6. Carson McCullers - The Ballad of The Sad Cafe

Phenomenal author and one of my life long favourites, hard to choose which novel I like best but have chosen this one because it is so profoundly beautiful. I also really love the work of Flannery O'Connor and other deep south US authors like William Faulkner, Tennessee Williams and Truman Capote. They are all in a set in my head, for hot summer afternoons they read like cool lemonade.

7. David Seabook - All The Devils Are Here

This book is so strange and dark and haunting. I think it moves me because it is all set in Kent and Sussex where I was born and grew up. This cult classic is the oddest and most disturbing of works. I love it.

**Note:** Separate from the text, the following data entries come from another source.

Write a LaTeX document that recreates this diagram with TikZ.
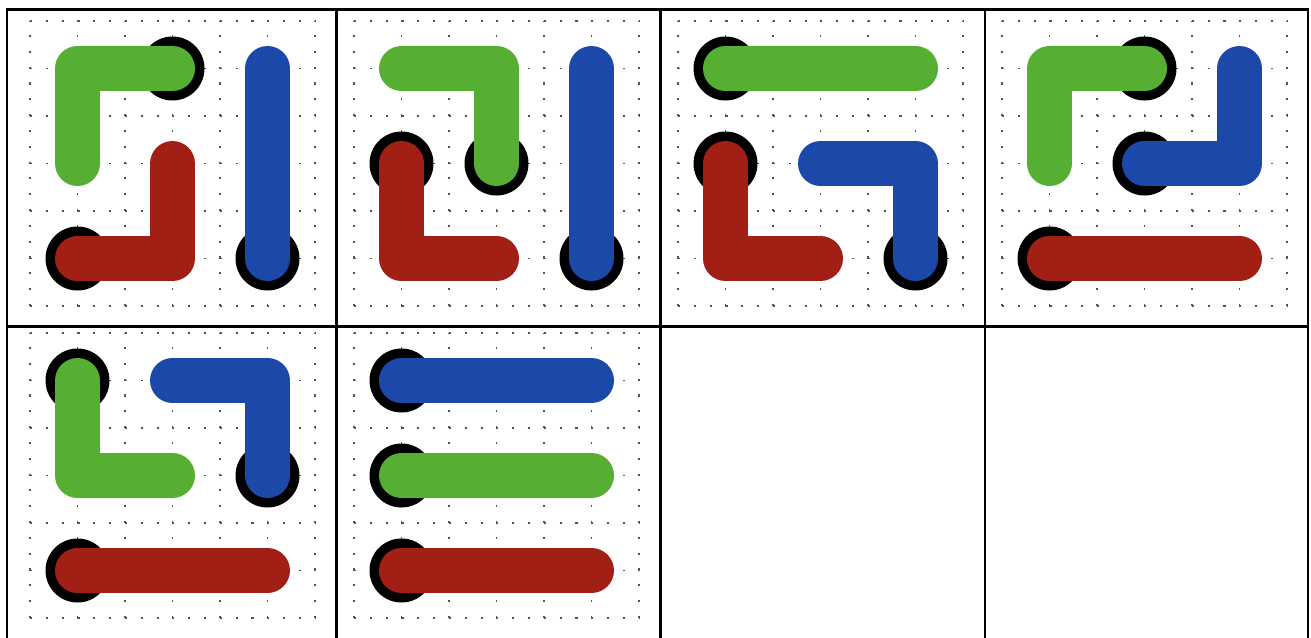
\documentclass[tikz,border=0pt]{standalone}
\definecolor{FlowGreen}{HTML}{56AE33}
\definecolor{FlowRed}{HTML}{A21F16}
\definecolor{FlowBlue}{HTML}{1C49A9}
\definecolor{FlowGray}{HTML}{555555}
\usepackage{tikz}
\tikzset{
    % Panel frame
    panelframe/.style={
        draw=black,
        line width=0.7pt
    },
    % Dotted guide grid of a board
    guidegrid/.style={
        draw=FlowGray,
        line width=0.35pt,
        dash pattern=on 0.6pt off 3.9pt
    },
    % Board scope: one unit is one cell
    board/.style={
        x=0.95cm,
        y=0.95cm
    },
    % Endpoint disk
    enddot/.style={
        fill=black
    },
    % Pipe styles
    pipe/.style={
        line width=0.45cm,
        line cap=round,
        line join=round
    },
    greenpipe/.style={pipe, draw=FlowGreen},
    redpipe/.style={pipe, draw=FlowRed},
    bluepipe/.style={pipe, draw=FlowBlue}
}

\begin{document}
\begin{tikzpicture}
    \clip (0,0) rectangle (13.11,6.37);

    % Panel frames
    \draw[panelframe] (0.07,3.105) rectangle (3.365,6.275);
    \draw[panelframe] (3.365,3.105) rectangle (6.605,6.275);
    \draw[panelframe] (6.605,3.105) rectangle (9.85,6.275);
    \draw[panelframe] (9.85,3.105) rectangle (13.08,6.275);
    \draw[panelframe] (0.07,-0.065) rectangle (3.365,3.105);
    \draw[panelframe] (3.365,-0.065) rectangle (6.605,3.105);
    \draw[panelframe] (6.605,-0.065) rectangle (9.85,3.105);
    \draw[panelframe] (9.85,-0.065) rectangle (13.08,3.105);

    % Board 1
    \begin{scope}[shift={(0.30,3.31)}, board]
        \draw[guidegrid] (0,0) grid[step=0.5] (3.001,3.001);
        \fill[enddot] (1.5,2.5) circle[radius=0.32cm];
        \fill[enddot] (0.5,0.5) circle[radius=0.32cm];
        \fill[enddot] (2.5,0.5) circle[radius=0.32cm];
        \draw[greenpipe] (0.5,1.5) -- (0.5,2.5) -- (1.5,2.5);
        \draw[redpipe] (0.5,0.5) -- (1.5,0.5) -- (1.5,1.5);
        \draw[bluepipe] (2.5,2.5) -- (2.5,0.5);
    \end{scope}

    % Board 2
    \begin{scope}[shift={(3.54,3.31)}, board]
        \draw[guidegrid] (0,0) grid[step=0.5] (3.001,3.001);
        \fill[enddot] (1.5,1.5) circle[radius=0.32cm];
        \fill[enddot] (0.5,1.5) circle[radius=0.32cm];
        \fill[enddot] (2.5,0.5) circle[radius=0.32cm];
        \draw[greenpipe] (0.5,2.5) -- (1.5,2.5) -- (1.5,1.5);
        \draw[redpipe] (0.5,1.5) -- (0.5,0.5) -- (1.5,0.5);
        \draw[bluepipe] (2.5,2.5) -- (2.5,0.5);
    \end{scope}

    % Board 3
    \begin{scope}[shift={(6.78,3.31)}, board]
        \draw[guidegrid] (0,0) grid[step=0.5] (3.001,3.001);
        \fill[enddot] (0.5,2.5) circle[radius=0.32cm];
        \fill[enddot] (0.5,1.5) circle[radius=0.32cm];
        \fill[enddot] (2.5,0.5) circle[radius=0.32cm];
        \draw[greenpipe] (0.5,2.5) -- (2.5,2.5);
        \draw[redpipe] (0.5,1.5) -- (0.5,0.5) -- (1.5,0.5);
        \draw[bluepipe] (1.5,1.5) -- (2.5,1.5) -- (2.5,0.5);
    \end{scope}

    % Board 4
    \begin{scope}[shift={(10.02,3.31)}, board]
        \draw[guidegrid] (0,0) grid[step=0.5] (3.001,3.001);
        \fill[enddot] (1.5,2.5) circle[radius=0.32cm];
        \fill[enddot] (1.5,1.5) circle[radius=0.32cm];
        \fill[enddot] (0.5,0.5) circle[radius=0.32cm];
        \draw[greenpipe] (0.5,1.5) -- (0.5,2.5) -- (1.5,2.5);
        \draw[bluepipe] (1.5,1.5) -- (2.5,1.5) -- (2.5,2.5);
        \draw[redpipe] (0.5,0.5) -- (2.5,0.5);
    \end{scope}

    % Board 5
    \begin{scope}[shift={(0.30,0.19)}, board]
        \draw[guidegrid] (0,0) grid[step=0.5] (3.001,3.001);
        \fill[enddot] (0.5,2.5) circle[radius=0.32cm];
        \fill[enddot] (2.5,1.5) circle[radius=0.32cm];
        \fill[enddot] (0.5,0.5) circle[radius=0.32cm];
        \draw[greenpipe] (0.5,2.5) -- (0.5,1.5) -- (1.5,1.5);
        \draw[bluepipe] (1.5,2.5) -- (2.5,2.5) -- (2.5,1.5);
        \draw[redpipe] (0.5,0.5) -- (2.5,0.5);
    \end{scope}

    % Board 6
    \begin{scope}[shift={(3.54,0.19)}, board]
        \draw[guidegrid] (0,0) grid[step=0.5] (3.001,3.001);
        \fill[enddot] (0.5,2.5) circle[radius=0.32cm];
        \fill[enddot] (0.5,1.5) circle[radius=0.32cm];
        \fill[enddot] (0.5,0.5) circle[radius=0.32cm];
        \draw[bluepipe] (0.5,2.5) -- (2.5,2.5);
        \draw[greenpipe] (0.5,1.5) -- (2.5,1.5);
        \draw[redpipe] (0.5,0.5) -- (2.5,0.5);
    \end{scope}
\end{tikzpicture}
\end{document}
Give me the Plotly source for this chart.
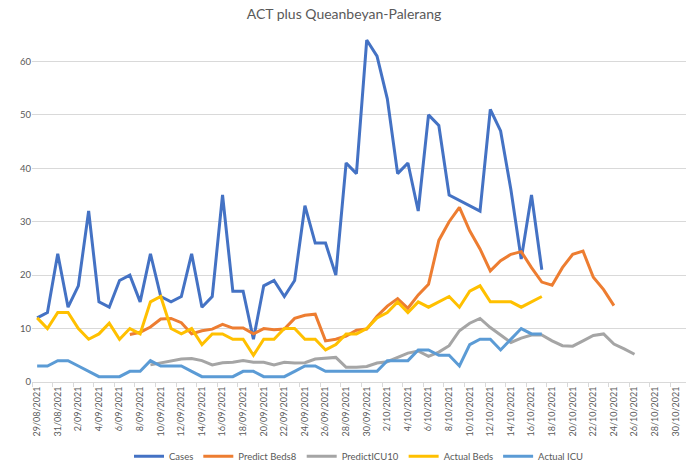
import pandas as pd
import plotly.graph_objects as go

title = "ACT plus Queanbeyan-Palerang"

series_names = ["Cases", "Predict Beds8", "PredictICU10", "Actual Beds", "Actual ICU"]
series_starts = ["2021-08-29", "2021-09-07", "2021-09-09", "2021-08-29", "2021-08-29"]

cases = [12, 13, 24, 14, 18, 32, 15, 14, 19, 20,
         15, 24, 16, 15, 16, 24, 14, 16, 35, 17,
         17, 8, 18, 19, 16, 19, 33, 26, 26, 20,
         41, 39, 64, 61, 53, 39, 41, 32, 50, 48,
         35, 34, 33, 32, 51, 47, 36, 23, 35, 21]

predict_beds8 = [8.9, 9.3, 10.3, 11.8, 11.9, 11.1, 9.0, 9.6, 9.9, 10.8,
                 10.1, 10.1, 9.0, 10.0, 9.8, 9.9, 11.9, 12.5, 12.7, 7.7,
                 8.0, 8.6, 9.7, 9.9, 12.3, 14.2, 15.6, 13.8, 16.3, 18.3,
                 26.5, 30.0, 32.7, 28.3, 24.9, 20.8, 22.7, 23.9, 24.4, 21.4,
                 18.7, 18.1, 21.4, 23.9, 24.5, 19.6, 17.3, 14.3]

predict_icu10 = [3.2, 3.6, 4.0, 4.3, 4.4, 4.0, 3.2, 3.6, 3.7, 4.0,
                 3.7, 3.7, 3.2, 3.7, 3.55, 3.6, 4.3, 4.5, 4.6, 2.75,
                 2.75, 2.9, 3.55, 3.8, 4.6, 5.4, 5.8, 4.8, 5.6, 6.8,
                 9.6, 11.0, 11.9, 10.2, 8.8, 7.4, 8.2, 8.8, 8.8, 7.7,
                 6.8, 6.7, 7.7, 8.7, 9.0, 7.1, 6.2, 5.2]

actual_beds = [12, 10, 13, 13, 10, 8, 9, 11, 8, 10,
               9, 15, 16, 10, 9, 10, 7, 9, 9, 8,
               8, 5, 8, 8, 10, 10, 8, 8, 6, 7,
               9, 9, 10, 12, 13, 15, 13, 15, 14, 15,
               16, 14, 17, 18, 15, 15, 15, 14, 15, 16]

actual_icu = [3, 3, 4, 4, 3, 2, 1, 1, 1, 2,
              2, 4, 3, 3, 3, 2, 1, 1, 1, 1,
              2, 2, 1, 1, 1, 2, 3, 3, 2, 2,
              2, 2, 2, 2, 4, 4, 4, 6, 6, 5,
              5, 3, 7, 8, 8, 6, 8, 10, 9, 9]

series_values = [cases, predict_beds8, predict_icu10, actual_beds, actual_icu]
series_colors = ["#4472C4", "#ED7D31", "#A5A5A5", "#FFC000", "#5B9BD5"]

y_ticks = [0, 10, 20, 30, 40, 50, 60]

fig = go.Figure()
for name, start, vals, col in zip(series_names, series_starts, series_values, series_colors):
    x = pd.date_range(start, periods=len(vals), freq="D")
    fig.add_trace(go.Scatter(x=x, y=vals, name=name, mode="lines",
                             line=dict(color=col, width=3)))

DAY = 86400000
fig.update_layout(
    width=688, height=472,
    paper_bgcolor="white", plot_bgcolor="white",
    margin=dict(l=32, r=2, t=8, b=89),
    font=dict(family="Lato", color="#595959"),
    title=dict(text=title, x=0.5, xanchor="center", y=1 - 14.5 / 472, yanchor="middle",
               yref="container", font=dict(size=14, color="#595959")),
    showlegend=True,
    legend=dict(orientation="h", x=0.5, xanchor="center", y=-0.195, yanchor="middle",
                font=dict(size=9.5, color="#595959"), traceorder="normal",
                itemwidth=30),
)
fig.update_xaxes(
    type="date",
    range=["2021-08-28 12:00", "2021-10-31 00:00"],
    tick0="2021-08-29", dtick=2 * DAY, tickformat="%-d/%m/%Y",
    tickangle=-90, tickfont=dict(size=9, color="#595959"),
    ticks="", showgrid=False,
    showline=True, linecolor="#D9D9D9", linewidth=1,
    minor=dict(ticks="outside", tick0="2021-08-28 12:00", dtick=2 * DAY,
               ticklen=4, tickcolor="#D9D9D9", showgrid=False),
    zeroline=False,
)
fig.update_yaxes(
    range=[0, 70], tickvals=y_ticks,
    tickfont=dict(size=9.5, color="#595959"),
    showgrid=True, gridcolor="#D9D9D9", gridwidth=1,
    zeroline=False, showline=False, ticks="",
)
fig.write_html("out.html", config={"displayModeBar": False},
               post_script="document.body.style.margin='0';")
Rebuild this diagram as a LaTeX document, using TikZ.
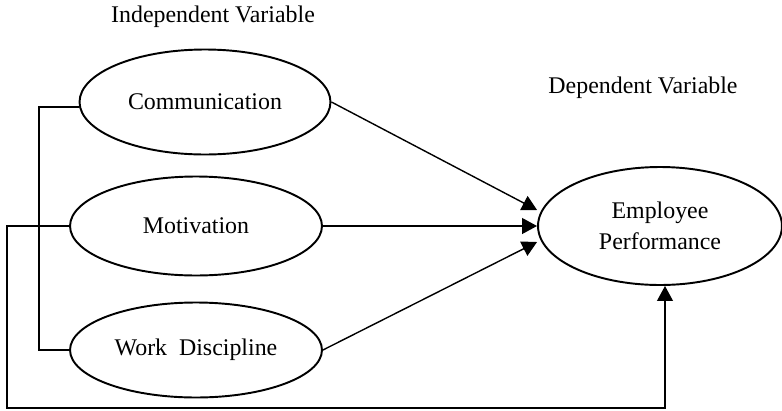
\documentclass[tikz,border=0pt]{standalone}
\usepackage{fontspec}
\setmainfont{Liberation Serif}
\usetikzlibrary{shapes,arrows.meta,positioning,calc}

\begin{document}
\begin{tikzpicture}[
    x=0.02cm, y=-0.02cm,
    font=\fontsize{13.6}{17.6}\selectfont,
    var/.style={ellipse, draw=black, line width=1.1pt, minimum width=5.04cm, minimum height=2cm, align=center, inner sep=0pt},
    line/.style={draw=black, line width=0.8pt},
    arrow/.style={line, -{Triangle[length=8.5pt,width=9pt]}}
]

\useasboundingbox (0,0) rectangle (782,410);

% Headings
\node (indep) at (213,17) {Independent Variable};
\node (dep) at (643,88) {Dependent Variable};

% Independent variables
\node[var, minimum width=5.02cm, minimum height=2.1cm] (comm) at (205,102) {Communication};
\node[var, minimum height=1.98cm] (mot) at (196,226) {Motivation};
\node[var, minimum height=1.9cm] (wd) at (196,350) {Work~~Discipline};

% Dependent variable
\node[var, minimum width=4.88cm, minimum height=2.36cm] (perf) at (660,226) {Employee\\Performance};

% Helper coordinates
\coordinate (brk) at (39,0);
\coordinate (loop) at (7,408);

% Arrows
\draw[arrow] (comm.east) -- ([yshift=0.32cm]perf.west);
\draw[arrow] (mot.east) -- (perf.west);
\draw[arrow] (wd.east) -- ([yshift=-0.32cm]perf.west);

% Brackets
\draw[line] ([yshift=-0.1cm]comm.west) -| (brk |- wd.west) -- (wd.west);
\draw[arrow] (mot.west) -| (loop) -| ([xshift=0.1cm]perf.south);

\end{tikzpicture}
\end{document}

8. Hubert Selby Junior - Last Exit To Brooklyn

Possibly the first novel that made me want to write or the first book that gave me license to write. I read it when I was a teenager and it changed my relationship with books and writing and story telling forever.

9. William Burroughs - Junky

Classic memoir by the great Burroughs. This book contains the truth.

10. Maggie Gee - Virginia Woolf In Manhattan

I love Maggie Gee. The books she creates are so inventive, imaginative and beautifully crafted. The latest book is Blood is also brilliant, but I have a soft spot for this book in particular, imagining Virginia Woolf in modern times, it is pure genius.